A Wirecard é a última empresa a entrar para o círculo infame de nomes como a Enron, a Worldcom, a Parmalat, ou a Espírito Santo Internacional, que cometeram fraudes contabilísticas em larga escala.
O maior choque, no caso da Wirecard, é que não era uma empresa americana, nem italiana, nem portuguesa, mas uma empresa alemã. E o estereótipo que temos das empresas alemãs é que colocam o rigor e a ordem acima de tudo e não são propensas a ser gananciosas.
Como é habitual nestes casos, a Wirecard foi um exemplo de sucesso. Orgulho das Fintech alemãs, a Wirecard é uma espécie de Paypal que processa pagamentos digitais. Desde a sua fundação, em 1999, a Wirecard foi imparável em termos de crescimento, passando a ser cotada na Bolsa de Frankfurt em 2005 e tendo comprado uma licença bancária em 2006. As primeiras suspeitas de irregularidades começaram em 2008, mas foram rapidamente abafadas com a contratação da auditora EY. Então, como é típico em empresas fraudulentas, a Wirecard entrou num ritmo frenético de aquisições, comprando, um pouco por toda a Ásia, pequenas empresas de pagamentos desconhecidas. Porquê? Porque as aquisições inviabilizam comparações contabilísticas entre anos, pois há muitos ajustamentos e good will.
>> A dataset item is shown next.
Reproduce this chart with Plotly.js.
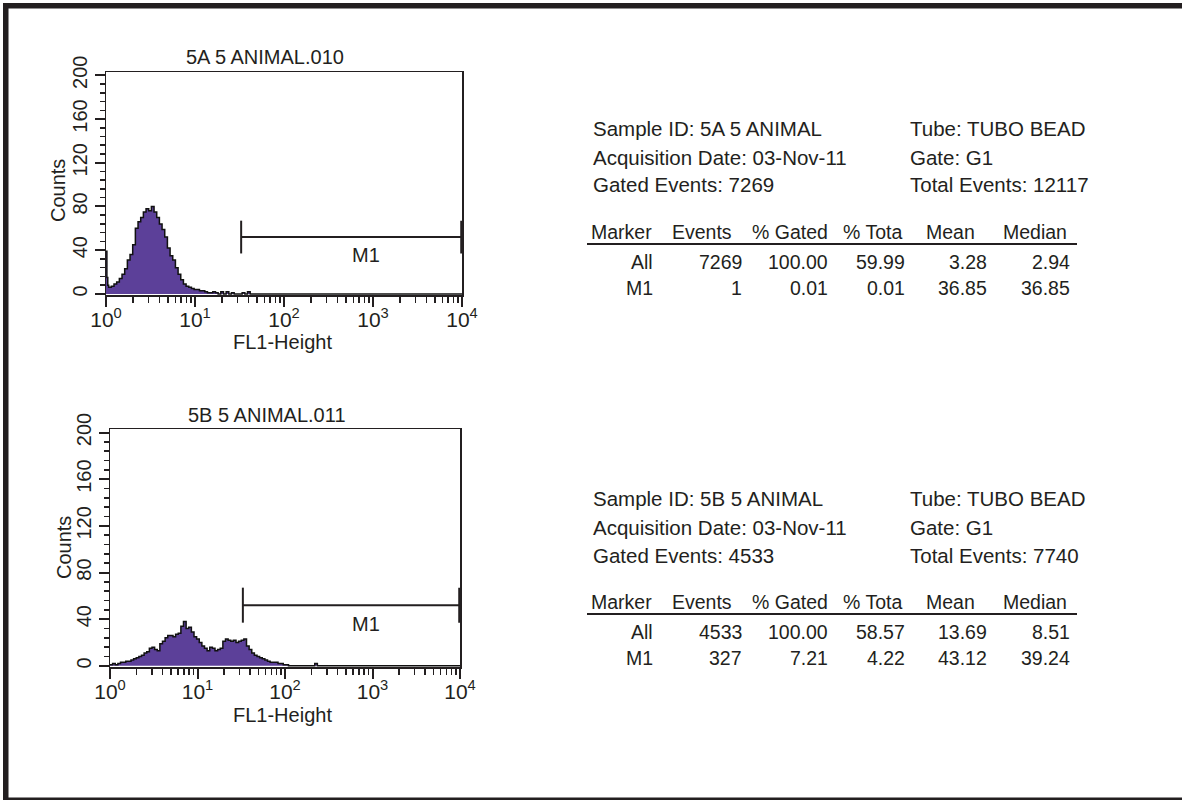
<!DOCTYPE html>
<html>
<head>
<meta charset="utf-8">
<script src="https://cdn.plot.ly/plotly-3.0.1.min.js"></script>
<style>
  html, body { margin: 0; padding: 0; background: #fff; }
  #chart { width: 1182px; height: 800px; }
</style>
</head>
<body>
<div id="chart"></div>
<script>
// ---------------- DATA ----------------
// Histogram A (5A 5 ANIMAL.010): FL1 channel position in decades (log10) and counts
const histALog = [0,0.01,0.02,0.03,0.06,0.09,0.12,0.15,0.18,0.21,0.24,0.27,0.30,0.33,0.36,0.39,0.42,0.45,0.48,0.51,0.54,0.57,0.60,0.63,0.66,0.69,0.72,0.75,0.78,0.81,0.84,0.87,0.90,0.93,0.96,0.99,1.02,1.05,1.08,1.11,1.14,1.17,1.20,1.23,1.26,1.29,1.32,1.35,1.38,1.41,1.44,1.47,1.50,1.53,1.56,1.59,1.62,4.00];
const histACounts = [39,15,8,6,7,9,11,14,18,23,31,36,45,60,66,70,75,78,76,80,75,70,64,59,52,42,35,31,24,18,13,9,7,6,5,4,4,3,3,2,1,1,2,1,0,2,0,2,0,1,0,0,0,1,0,2,0,0];

// Histogram B (5B 5 ANIMAL.011)
const histBLog = [0,0.03,0.06,0.09,0.12,0.15,0.18,0.21,0.24,0.27,0.30,0.33,0.36,0.39,0.42,0.45,0.48,0.51,0.54,0.57,0.60,0.63,0.66,0.69,0.72,0.75,0.78,0.81,0.84,0.87,0.90,0.93,0.96,0.99,1.02,1.05,1.08,1.11,1.14,1.17,1.20,1.23,1.26,1.29,1.32,1.35,1.38,1.41,1.44,1.47,1.50,1.53,1.56,1.59,1.62,1.65,1.68,1.71,1.74,1.77,1.80,1.83,1.86,1.89,1.92,1.95,1.98,2.01,2.04,2.34,2.37,4.00];
const histBCounts = [1,2,1,2,3,3,4,4,5,6,7,8,9,11,12,15,16,14,13,19,21,24,26,26,25,27,28,34,38,32,33,29,25,23,20,17,15,13,16,15,13,14,15,21,23,22,21,22,20,21,22,23,17,14,11,9,8,7,6,5,4,3,3,3,2,2,1,1,0,2,0,0];

// M1 marker gate (FL1 range) and its drawing height in counts
const m1Range = [33, 9800];
const m1Level = [52, 37, 67];   // bar level, cap bottom, cap top
const m1LabelPos = [2.92, 36];   // log10 x, counts

// Axis ticks
const xTickVals = [1, 10, 100, 1000, 10000];
const xTickText = ['10<sup>0</sup>','10<sup>1</sup>','10<sup>2</sup>','10<sup>3</sup>','10<sup>4</sup>'];
const yTickVals = [0, 40, 80, 120, 160, 200];

// Titles
const plotTitles = ['5A 5 ANIMAL.010', '5B 5 ANIMAL.011'];
const xTitle = 'FL1-Height';
const yTitle = 'Counts';

// Statistics text
const infoLeftA = ['Sample ID: 5A 5 ANIMAL', 'Acquisition Date: 03-Nov-11', 'Gated Events: 7269'];
const infoRightA = ['Tube: TUBO BEAD', 'Gate: G1', 'Total Events: 12117'];
const infoLeftB = ['Sample ID: 5B 5 ANIMAL', 'Acquisition Date: 03-Nov-11', 'Gated Events: 4533'];
const infoRightB = ['Tube: TUBO BEAD', 'Gate: G1', 'Total Events: 7740'];
const tableHeader = ['Marker', 'Events', '% Gated', '% Tota', 'Mean', 'Median'];
const rowsA = [['All','7269','100.00','59.99','3.28','2.94'], ['M1','1','0.01','0.01','36.85','36.85']];
const rowsB = [['All','4533','100.00','58.57','13.69','8.51'], ['M1','327','7.21','4.22','43.12','39.24']];

// ---------------- STYLE / LAYOUT ----------------
const W = 1182, H = 800;
const INK = '#231f20';
const FILL = '#5c4099';
const chartFamily = "'Liberation Sans', Arial, Helvetica, sans-serif";
const sans = "'Liberation Sans', Arial, Helvetica, sans-serif";
const px = x => x / W;
const py = y => 1 - y / H;

const minorX = [];
[1, 10, 100, 1000].forEach(d => { for (let k = 2; k <= 9; k++) minorX.push(d * k); });

function xAxis(domain, anchor) {
  return {
    type: 'log', range: [0, 4], domain: domain, anchor: anchor,
    showline: true, mirror: true, linecolor: INK, linewidth: 1.5,
    showgrid: false, zeroline: false,
    ticks: 'outside', ticklen: 10, tickwidth: 2, tickcolor: INK,
    tickmode: 'array', tickvals: xTickVals, ticktext: xTickText,
    ticklabelstandoff: -5,
    tickfont: { family: chartFamily, size: 21, color: INK },
    minor: { tickmode: 'array', tickvals: minorX, ticks: 'outside', ticklen: 6, tickwidth: 1.5, tickcolor: INK, showgrid: false },
    fixedrange: true
  };
}
function yAxis(domain, anchor) {
  return {
    range: [-1, 203], domain: domain, anchor: anchor,
    showline: true, mirror: true, linecolor: INK, linewidth: 1.5,
    showgrid: false, zeroline: false,
    ticks: 'outside', ticklen: 10, tickwidth: 2, tickcolor: INK,
    tickmode: 'array', tickvals: yTickVals, tickangle: -90,
    tickfont: { family: chartFamily, size: 20, color: INK },
    minor: { dtick: 8, ticks: 'outside', ticklen: 5, tickwidth: 1.5, tickcolor: INK, showgrid: false },
    fixedrange: true
  };
}

function histTrace(logs, counts, xa, ya) {
  return {
    type: 'scatter', mode: 'lines', xaxis: xa, yaxis: ya,
    x: logs.map(v => Math.pow(10, v)), y: counts,
    line: { shape: 'hv', color: '#111', width: 1.5 },
    fill: 'tozeroy', fillcolor: FILL, hoverinfo: 'skip'
  };
}
function markerTrace(xa, ya) {
  const lo = m1Range[0], hi = m1Range[1];
  return {
    type: 'scatter', mode: 'lines', xaxis: xa, yaxis: ya, cliponaxis: false,
    x: [lo, hi, null, lo, lo, null, hi, hi],
    y: [m1Level[0], m1Level[0], null, m1Level[1], m1Level[2], null, m1Level[1], m1Level[2]],
    line: { color: INK, width: 2 }, hoverinfo: 'skip'
  };
}

const data = [
  histTrace(histALog, histACounts, 'x', 'y'),
  markerTrace('x', 'y'),
  histTrace(histBLog, histBCounts, 'x2', 'y2'),
  markerTrace('x2', 'y2')
];

const annotations = [];
function addText(text, x, y, anchor, font, extra) {
  annotations.push(Object.assign({
    text: text, xref: 'paper', yref: 'paper', x: px(x), y: py(y),
    xanchor: anchor, yanchor: 'middle', showarrow: false, font: font
  }, extra || {}));
}
const chartFont = { family: chartFamily, size: 20, color: INK };
const infoFont = { family: sans, size: 20.5, color: INK };
const tableFont = { family: sans, size: 19.5, color: INK };

// Chart titles and axis titles
addText(plotTitles[0], 265, 57, 'center', chartFont);
addText(plotTitles[1], 267, 415, 'center', chartFont);
addText(xTitle, 282, 342, 'center', chartFont);
addText(xTitle, 282, 715, 'center', chartFont);
addText(yTitle, 58, 190, 'center', chartFont, { textangle: -90 });
addText(yTitle, 64, 548, 'center', chartFont, { textangle: -90 });

// M1 labels (data coordinates)
[['x', 'y'], ['x2', 'y2']].forEach(([xa, ya]) => {
  annotations.push({ text: 'M1', xref: xa, yref: ya, x: m1LabelPos[0], y: m1LabelPos[1],
    xanchor: 'center', yanchor: 'middle', showarrow: false, font: chartFont });
});

// Stats panels
const headerCenters = [621, 702, 790, 872, 950, 1035];
const cellRights = [655, 744, 830, 907, 989, 1072];
function addPanel(infoL, infoR, rows, y0) {
  const lineYs = [y0, y0 + 29, y0 + 57];
  infoL.forEach((t, i) => addText(t, 591, lineYs[i], 'left', infoFont));
  infoR.forEach((t, i) => addText(t, 908, lineYs[i], 'left', infoFont));
  tableHeader.forEach((t, i) => addText(t, headerCenters[i], y0 + 104, 'center', tableFont));
  rows.forEach((r, ri) => r.forEach((t, ci) => addText(t, cellRights[ci], y0 + 134 + ri * 26, 'right', tableFont)));
}
addPanel(infoLeftA, infoRightA, rowsA, 128);
addPanel(infoLeftB, infoRightB, rowsB, 498);

const shapes = [
  // page border
  { type: 'rect', xref: 'paper', yref: 'paper', x0: px(3), x1: px(W), y0: py(8.5), y1: py(3), fillcolor: INK, line: { width: 0 } },
  { type: 'rect', xref: 'paper', yref: 'paper', x0: px(3), x1: px(8.5), y0: py(800), y1: py(3), fillcolor: INK, line: { width: 0 } },
  { type: 'rect', xref: 'paper', yref: 'paper', x0: px(3), x1: px(W), y0: py(800), y1: py(797.5), fillcolor: INK, line: { width: 0 } },
  // table header underlines
  { type: 'line', xref: 'paper', yref: 'paper', x0: px(587), x1: px(1077), y0: py(244), y1: py(244), line: { color: INK, width: 2 } },
  { type: 'line', xref: 'paper', yref: 'paper', x0: px(587), x1: px(1077), y0: py(614), y1: py(614), line: { color: INK, width: 2 } }
];

const layout = {
  width: W, height: H,
  margin: { l: 0, r: 0, t: 0, b: 0 },
  paper_bgcolor: '#ffffff', plot_bgcolor: '#ffffff',
  showlegend: false,
  xaxis: xAxis([px(106), px(462)], 'y'),
  yaxis: yAxis([py(295), py(72)], 'x'),
  xaxis2: xAxis([px(110), px(460)], 'y2'),
  yaxis2: yAxis([py(667), py(429)], 'x2'),
  annotations: annotations,
  shapes: shapes
};

Plotly.newPlot('chart', data, layout, { staticPlot: true, displayModeBar: false });
</script>
</body>
</html>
No entanto, em 2015, a sorte da Wirecard chegou ao fim. O jornal Financial Times (FT) começou a levantar dúvidas numa série de artigos chamados The House of Wirecard e, mais uma vez, a Wirecard respondeu como se estivesse a seguir um manual de fraude: ameaçaram com processos judiciais, insinuando que o FT estaria a ser pago por especuladores, que, por sua vez, estariam a “shortar” a empresa, ou seja, a vender a descoberto para ganhar com a queda. Surpreendentemente, o mercado acreditou na empresa. Em 2018, a Wirecard alcançou um valor de mercado recorde com uma capitalização bolsista de 28 mil milhões de euros e até substituiu o Commerzbank no DAX30, o principal índice da bolsa alemã. O desempenho da Wirecard quase parecia bom demais para ser verdade … e era.
Em janeiro de 2019, o FT retomou a publicação de artigos sobre manipulação contabilística no escritório da Wirecard, em Singapura, e em vez de investigar as alegações, o regulador alemão, o BaFin, abriu uma investigação ao FT sobre manipulação de mercado e suspendeu a venda a descoberto das ações. Como é que era possível alguém ousar levantar suspeitas sobre a melhor Fintech alemã e europeia?
Finalmente, após uma mudança de auditores, da EY para a KPMG, de vários outros artigos publicados pelo Financial Times e de várias denúncias internas, foi descoberto um buraco de 1,9 mil milhões de euros nas contas. O que isso significava, é que quase 2 mil milhões de proveitos contabilizados nunca haviam sido reais. Finalmente, o CEO, Marcus Braun, considerado até então um gestor brilhante, foi preso, indiciado por fraude e libertado mediante pagamento de uma fiança de 5 milhões de euros. Mas, esta quarta-feira, dia 22, Braun foi novamente preso, a sua fiança revogada e a justiça alemã deteve também o CFO da Wirecard e responsável pela contabilidade da empresa.
Como é que isto aconteceu? A resposta óbvia é a ganância: a combinação entre ambição exagerada e arrogância, que impede alguns CEOs de admitirem que as perspetivas que vendem aos investidores são irrealistas e, com o passar do tempo, a diferença entre realidade e ilusão vai-se tornando cada vez maior.
É por isso que, quando Warren Buffet recruta um novo CEO, a característica número um que procura é a integridade. É claro que a inteligência, a iniciativa e a energia são essenciais, mas se não há integridade, as outras qualidades são contraproducentes. Se não houver integridade, é mesmo preferível que os CEOs sejam burros e preguiçosos.
Mas a integridade pode ser falsificada e a maioria das pessoas pode agir honestamente na maior parte das vezes. A dificuldade é agir com integridade diante de fracassos e resultados abaixo das expectativas, ter humildade para admiti-lo e estar disposto a arriscar perder a face, dinheiro e poder – coisas que normalmente definem um CEO. E o problema é que a ganância, que lhes deu energia para chegar aos píncaros, tolda-lhes o juízo e leva-os a destruir empresas inteiras, as poupanças de muitos investidores e as vidas de muitas pessoas que confiaram neles.
Ao contrário do que muitos de nós aprendemos no filme Wall Street… greed is not good.